I’m making a list, I’m checking it twice. November 28, 2009
I’ve read a couple of posts lately about Christmas lists. Specifically, about what to ask for from your in-laws. This is quite the conundrum.
Does your family do Christmas lists? We always have. As a kid, they were very very important. We got that huge Sears toy catalog in the mail and my sister and I would page through it, looking for things to put in our letters to Santa that we left on the fireplace with the cookies and milk. I remember one year running back into the living room on Christmas Eve to add a last minute gift idea to my letter. My mom was very careful to make sure I understood that Santa had probably already left the North Pole and I may not have made it on time. Very thoughtful.
Lists were definitely simpler then. You just asked for stuff. Whatever you wanted. The bigger the better. You probably weren’t going to get much of it, and that was fine. I just enjoyed the process. It was a precursor to my favorite things to do now – read magazines and make lists.
It’s a little more complicated now. Lists are definitely helpful if your family is really into gifts like ours are. I want to make sure we get gifts for people that they want. In a perfect world we would all be so in tune with each other that we wouldn’t even need lists and the gifts would be perfect every time, right? Well, we don’t live in that world. And that’s okay. But what do you ask for? And from who(m)? How much should things cost? WHAT ARE THE RULES?
It’s one thing to send a list to your own parents. I try to follow the same rules from when I was a kid. Ask for whatever! Get what you get! It’s fun! Your mom doesn’t care! She will just laugh at you if you get crazy! It’s all good!
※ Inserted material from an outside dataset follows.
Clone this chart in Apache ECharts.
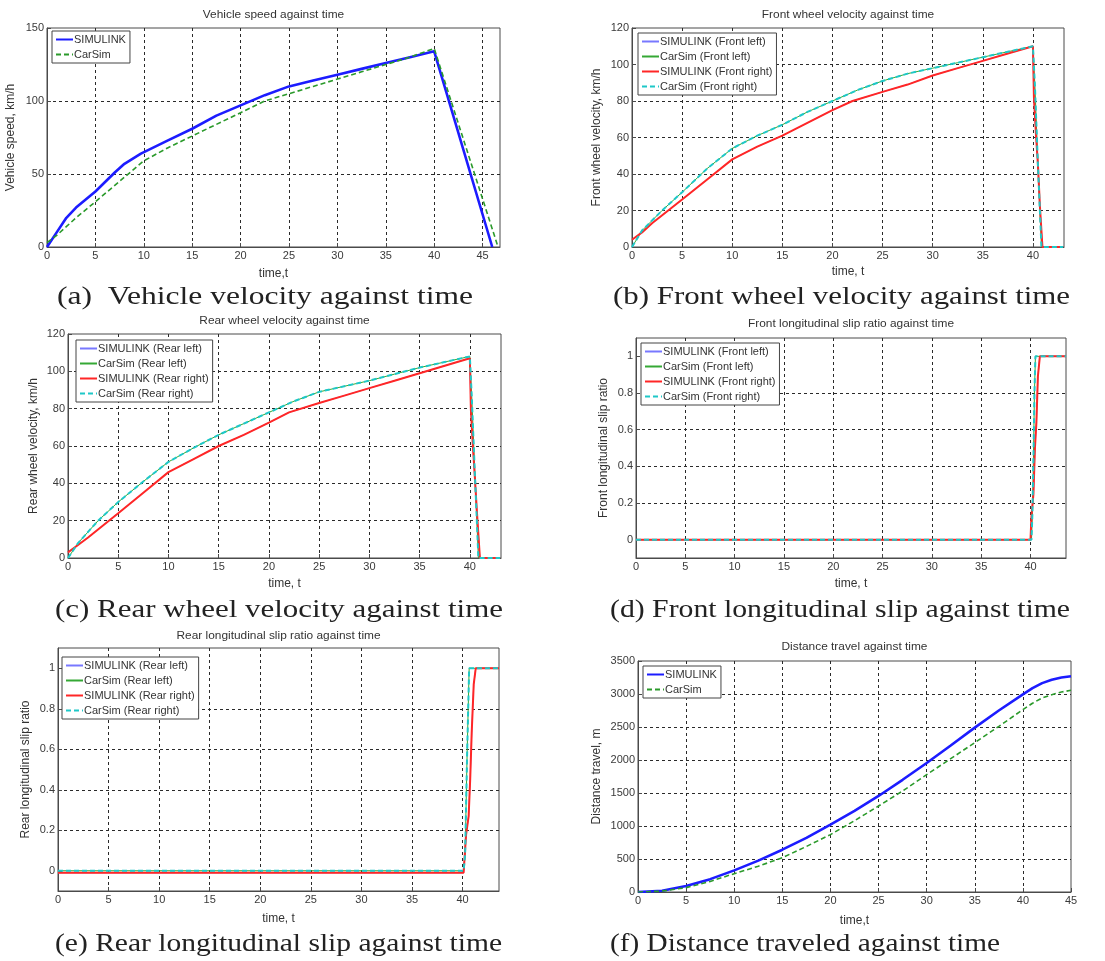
<!DOCTYPE html>
<html>
<head>
<meta charset="utf-8">
<script src="https://cdn.jsdelivr.net/npm/echarts@6/dist/echarts.min.js"></script>
<style>
  html, body { margin: 0; padding: 0; background: #fff; }
  #chart { width: 1105px; height: 961px; }
</style>
</head>
<body>
<div id="chart"></div>
<script>
// ---- (a) vehicle speed, km/h ----
const tA_sim = [0, 1, 2, 3, 5, 7, 8, 9.7, 12.5, 15, 17.5, 20, 22.5, 25, 27.5, 30, 32.5, 35, 37.5, 40, 46];
const vA_sim = [0, 10, 20, 27, 38, 51, 57, 64, 73, 81, 90, 97, 104, 110, 114, 118, 122, 126, 130, 134, 0];
const tA_car = [0, 1, 3, 5, 7.5, 10, 12.5, 15, 17.5, 20, 22.5, 25, 27.5, 30, 32.5, 35, 37.5, 40, 46.6];
const vA_car = [3, 8, 20, 31, 45, 59, 68, 76, 84, 92, 100, 105, 110, 115, 120, 125, 130, 136, 0];

// ---- (b) front wheel velocity, km/h ----
const tB_car = [0, 1, 3, 5, 7.5, 10, 12.5, 15, 17.5, 20, 22.5, 25, 27.5, 30, 32.5, 35, 37.5, 40, 40.2, 40.5, 40.85, 43];
const vB_car = [0, 9, 20, 30, 43, 54, 61, 67, 74, 80, 86, 91, 95, 98, 101, 104, 107, 110, 88, 45, 0, 0];
const tB_sim = [0, 1, 2, 5, 7.5, 10, 12.5, 15, 17.5, 20, 22, 25, 27.5, 30, 32.5, 35, 37.5, 40, 40.1, 40.3, 40.5, 40.7, 40.95, 43];
const vB_sim = [4, 8, 13, 26, 37, 48, 55, 61, 68, 75, 80, 85, 89, 94, 98, 102, 106, 110, 82, 62, 45, 22, 0, 0];

// ---- (c) rear wheel velocity, km/h ----
const tC_car = [0, 1, 3, 5, 7.5, 10, 12.5, 15, 17.5, 20, 22.5, 25, 27.5, 30, 32.5, 35, 37.5, 40, 40.2, 40.5, 40.85, 43];
const vC_car = [0, 8, 20, 30, 41, 51.5, 59, 66, 72, 78, 84, 89, 92, 95, 98.5, 102, 105, 108, 85, 45, 0, 0];
const tC_sim = [0, 1, 2, 5, 7.5, 10, 12.5, 15, 17.5, 20, 22, 25, 27.5, 30, 32.5, 35, 37.5, 40, 40.1, 40.3, 40.5, 40.7, 41, 43];
const vC_sim = [3, 7, 11, 24, 35, 46, 53, 60, 66, 72.5, 78, 83, 87, 91, 95, 99, 103, 107, 80, 60, 43, 25, 0, 0];

// ---- (d) front longitudinal slip ratio ----
const tD_car = [0, 40.1, 40.2, 40.3, 40.4, 40.5, 43.6];
const sD_car = [0, 0, 0.15, 0.45, 0.8, 1, 1];
const tD_sim = [0, 40, 40.1, 40.3, 40.45, 40.6, 40.75, 40.95, 43.6];
const sD_sim = [0, 0, 0.13, 0.25, 0.5, 0.64, 0.89, 1, 1];

// ---- (e) rear longitudinal slip ratio ----
const tE_car = [0, 40.1, 40.25, 40.45, 40.65, 43.6];
const sE_car = [0, 0, 0.08, 0.58, 1, 1];
const tE_sim = [0, 40.1, 40.35, 40.6, 40.75, 40.9, 41.1, 41.3, 43.6];
const sE_sim = [-0.01, -0.01, 0.18, 0.27, 0.45, 0.68, 0.92, 1, 1];

// ---- (f) distance travelled, m ----
const tF = [0, 2.5, 5, 7.5, 10, 12.5, 15, 17.5, 20, 22.5, 25, 27.5, 30, 32.5, 35, 37.5, 40, 41, 42, 43, 44, 45];
const dF_sim = [0, 20, 91, 195, 328, 475, 641, 820, 1020, 1230, 1455, 1700, 1955, 2220, 2490, 2750, 2995, 3090, 3165, 3215, 3250, 3268];
const dF_car = [0, 14, 66, 160, 278, 390, 520, 690, 869, 1080, 1303, 1530, 1778, 2020, 2263, 2510, 2763, 2860, 2940, 2990, 3030, 3056];

// ---- axis ticks ----
const slipTicks = [0, 0.2, 0.4, 0.6, 0.8, 1];

// ---- text ----
const plotTitles = [
  'Vehicle speed against time', 'Front wheel velocity against time',
  'Rear wheel velocity against time', 'Front longitudinal slip ratio against time',
  'Rear longitudinal slip ratio against time', 'Distance travel against time'
];
const yNames = [
  'Vehicle speed, km/h', 'Front wheel velocity, km/h', 'Rear wheel velocity, km/h',
  'Front longitudinal slip ratio', 'Rear longitudinal slip ratio', 'Distance travel, m'
];
const xNames = ['time,t', 'time, t', 'time, t', 'time, t', 'time, t', 'time,t'];
const captions = [
  '(a)  Vehicle velocity against time', '(b) Front wheel velocity against time',
  '(c) Rear wheel velocity against time', '(d) Front longitudinal slip against time',
  '(e) Rear longitudinal slip against time', '(f) Distance traveled against time'
];
const twoNames = ['SIMULINK', 'CarSim'];
const frontNames = ['SIMULINK (Front left)', 'CarSim (Front left)', 'SIMULINK (Front right)', 'CarSim (Front right)'];
const rearNames = ['SIMULINK (Rear left)', 'CarSim (Rear left)', 'SIMULINK (Rear right)', 'CarSim (Rear right)'];

const pts = (t, v) => t.map((x, i) => [x, v[i]]);

// panel layout: plot box in pixels
const boxes = [
  { l: 47, t: 28, w: 453, h: 219 },
  { l: 632, t: 28, w: 432, h: 219 },
  { l: 68, t: 334, w: 433, h: 224 },
  { l: 636, t: 338, w: 430, h: 220 },
  { l: 58, t: 648, w: 441, h: 243 },
  { l: 638, t: 661, w: 433, h: 231 }
];
const titleY = [15, 15, 321, 324, 636, 647];
const yNameGap = [30, 29, 28, 26, 26, 35];
const xNameGap = [21, 19, 20, 20, 22, 23];
// caption: left x, middle y, right x
const captionPos = [[57, 297, 473], [613, 297, 1070], [55, 610, 503], [610, 610, 1070], [55, 944, 502], [610, 944, 1000]];
const legendPos = [[52, 31], [638, 33], [76, 340], [641, 343], [62, 657], [643, 666]];

const xRanges = [[0, 46.8], [0, 43.1], [0, 43.1], [0, 43.6], [0, 43.6], [0, 45]];
const yAxesDef = [
  { min: 0, max: 150, interval: 50 },
  { min: 0, max: 120, interval: 20 },
  { min: 0, max: 120, interval: 20 },
  { min: -0.1, max: 1.1, custom: slipTicks },
  { min: -0.1, max: 1.1, custom: slipTicks },
  { min: 0, max: 3500, interval: 500 }
];

const sansFont = 'Liberation Sans, Arial, sans-serif';
const serifFont = '"Liberation Serif", "Times New Roman", serif';
const frameColor = '#4a4a4a';
const gridLine = { type: [3, 3], color: '#2a2a2a', width: 1 };
const labelStyle = { color: '#3a3a3a', fontSize: 11, fontFamily: sansFont };

// line styles
const stThickBlue = { color: '#1c1cff', width: 2.6, type: 'solid' };
const stGreenDash = { color: '#2b9a2b', width: 1.6, type: [5, 3] };
const stLeftSim = { color: '#7878ff', width: 1, type: 'solid' };
const stLeftCar = { color: '#35a835', width: 1, type: 'solid' };
const stRightSim = { color: '#ff2626', width: 2, type: 'solid' };
const stRightCar = { color: '#1ec8c8', width: 2, type: [5, 3] };

// text width helper for the wide caption lettering
const measureCtx = document.createElement('canvas').getContext('2d');
function textWidth(str, font) { measureCtx.font = font; return measureCtx.measureText(str).width; }

const grids = [], xAxes = [], yAxes = [], series = [], legends = [], graphics = [];

boxes.forEach((b, i) => {
  grids.push({ left: b.l, top: b.t, width: b.w, height: b.h, show: true,
    borderColor: frameColor, borderWidth: 1, backgroundColor: '#fff' });
  xAxes.push({
    type: 'value', gridIndex: i, min: xRanges[i][0], max: xRanges[i][1], interval: 5,
    name: xNames[i], nameLocation: 'middle', nameGap: xNameGap[i],
    nameTextStyle: { color: '#333', fontSize: 12, fontFamily: sansFont },
    axisLine: { show: true, onZero: false, lineStyle: { color: frameColor } },
    axisTick: { show: true, inside: true, length: 4, lineStyle: { color: frameColor } },
    axisLabel: Object.assign({ margin: 3, showMaxLabel: i === 5,
      formatter: v => (Math.abs(v / 5 - Math.round(v / 5)) < 1e-6 ? String(Math.round(v)) : '') }, labelStyle),
    splitLine: { show: true, showMinLine: false, showMaxLine: false, lineStyle: gridLine }
  });
  const yd = yAxesDef[i];
  const ya = {
    type: 'value', gridIndex: i, min: yd.min, max: yd.max,
    name: yNames[i], nameLocation: 'middle', nameGap: yNameGap[i],
    nameTextStyle: { color: '#333', fontSize: 12, fontFamily: sansFont },
    axisLine: { show: true, onZero: false, lineStyle: { color: frameColor } },
    axisTick: { show: true, inside: true, length: 4, lineStyle: { color: frameColor } },
    axisLabel: Object.assign({ margin: 3, formatter: v => String(Math.round(v * 1000) / 1000) }, labelStyle),
    splitLine: { show: true, showMinLine: false, showMaxLine: false, lineStyle: gridLine }
  };
  if (yd.custom) {
    ya.axisTick.customValues = yd.custom;
    ya.axisLabel.customValues = yd.custom;
  } else {
    ya.interval = yd.interval;
  }
  yAxes.push(ya);

  graphics.push({
    type: 'text', x: b.l + b.w / 2, y: titleY[i], scaleX: 1.08, silent: true,
    style: { text: plotTitles[i], font: '11px ' + sansFont, fill: '#333',
      align: 'center', verticalAlign: 'middle', textAlign: 'center', textVerticalAlign: 'middle' }
  });
  const capFont = '25px ' + serifFont;
  const cp = captionPos[i];
  graphics.push({
    type: 'text', x: cp[0], y: cp[1], silent: true,
    scaleX: (cp[2] - cp[0]) / textWidth(captions[i], capFont),
    style: { text: captions[i], font: capFont, fill: '#222',
      align: 'left', verticalAlign: 'middle', textAlign: 'left', textVerticalAlign: 'middle' }
  });
});

function addLine(name, gi, data, ls, z) {
  series.push({ name, type: 'line', xAxisIndex: gi, yAxisIndex: gi, data,
    symbol: 'none', lineStyle: ls, itemStyle: { color: ls.color }, z: z || 2, silent: true, animation: false });
}

// (a)
addLine(twoNames[0], 0, pts(tA_sim, vA_sim), stThickBlue, 3);
addLine(twoNames[1], 0, pts(tA_car, vA_car), stGreenDash, 4);
// (b)
addLine(frontNames[0], 1, pts(tB_sim, vB_sim), stLeftSim, 2);
addLine(frontNames[1], 1, pts(tB_car, vB_car), stLeftCar, 3);
addLine(frontNames[2], 1, pts(tB_sim, vB_sim), stRightSim, 4);
addLine(frontNames[3], 1, pts(tB_car, vB_car), stRightCar, 5);
// (c)
addLine(rearNames[0], 2, pts(tC_sim, vC_sim), stLeftSim, 2);
addLine(rearNames[1], 2, pts(tC_car, vC_car), stLeftCar, 3);
addLine(rearNames[2], 2, pts(tC_sim, vC_sim), stRightSim, 4);
addLine(rearNames[3], 2, pts(tC_car, vC_car), stRightCar, 5);
// (d)
addLine(frontNames[0], 3, pts(tD_sim, sD_sim), stLeftSim, 2);
addLine(frontNames[1], 3, pts(tD_car, sD_car), stLeftCar, 3);
addLine(frontNames[2], 3, pts(tD_sim, sD_sim), stRightSim, 4);
addLine(frontNames[3], 3, pts(tD_car, sD_car), stRightCar, 5);
// (e)
addLine(rearNames[0], 4, pts(tE_sim, sE_sim), stLeftSim, 2);
addLine(rearNames[1], 4, pts(tE_car, sE_car), stLeftCar, 3);
addLine(rearNames[2], 4, pts(tE_sim, sE_sim), stRightSim, 4);
addLine(rearNames[3], 4, pts(tE_car, sE_car), stRightCar, 5);
// (f)
addLine(twoNames[0], 5, pts(tF, dF_sim), stThickBlue, 3);
addLine(twoNames[1], 5, pts(tF, dF_car), stGreenDash, 4);

const legendNames = [twoNames, frontNames, rearNames, frontNames, rearNames, twoNames];
legendNames.forEach((names, i) => {
  legends.push({
    data: names, orient: 'vertical', left: legendPos[i][0], top: legendPos[i][1],
    selectedMode: false, backgroundColor: '#fff', borderColor: '#444', borderWidth: 1,
    padding: [3, 4, 3, 3], itemGap: 4, itemWidth: 17, itemHeight: 10,
    itemStyle: { opacity: 0 },
    textStyle: { color: '#333', fontSize: 11, fontFamily: sansFont, padding: [0, 0, 0, -4] },
    z: 10
  });
});

const chart = echarts.init(document.getElementById('chart'), null, { renderer: 'canvas' });
chart.setOption({
  animation: false,
  backgroundColor: '#fff',
  grid: grids,
  xAxis: xAxes,
  yAxis: yAxes,
  legend: legends,
  series: series,
  graphic: graphics
});
</script>
</body>
</html>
But the in-law list is a little more stressful. They want a list, so you need to make one. But what is reasonable? Do you just list general ideas and hope for the best? Can you be specific, with links and instructions on setting up an Etsy account? I don’t know.
Either way, the list making is fun. I try to ask for things I would never buy for myself. Not because they are expensive, but because they seem frivolous. These are the things that make good gifts. They’re the things I try to buy off other people’s lists, too, so don’t ask me to get you socks. Not gonna happen.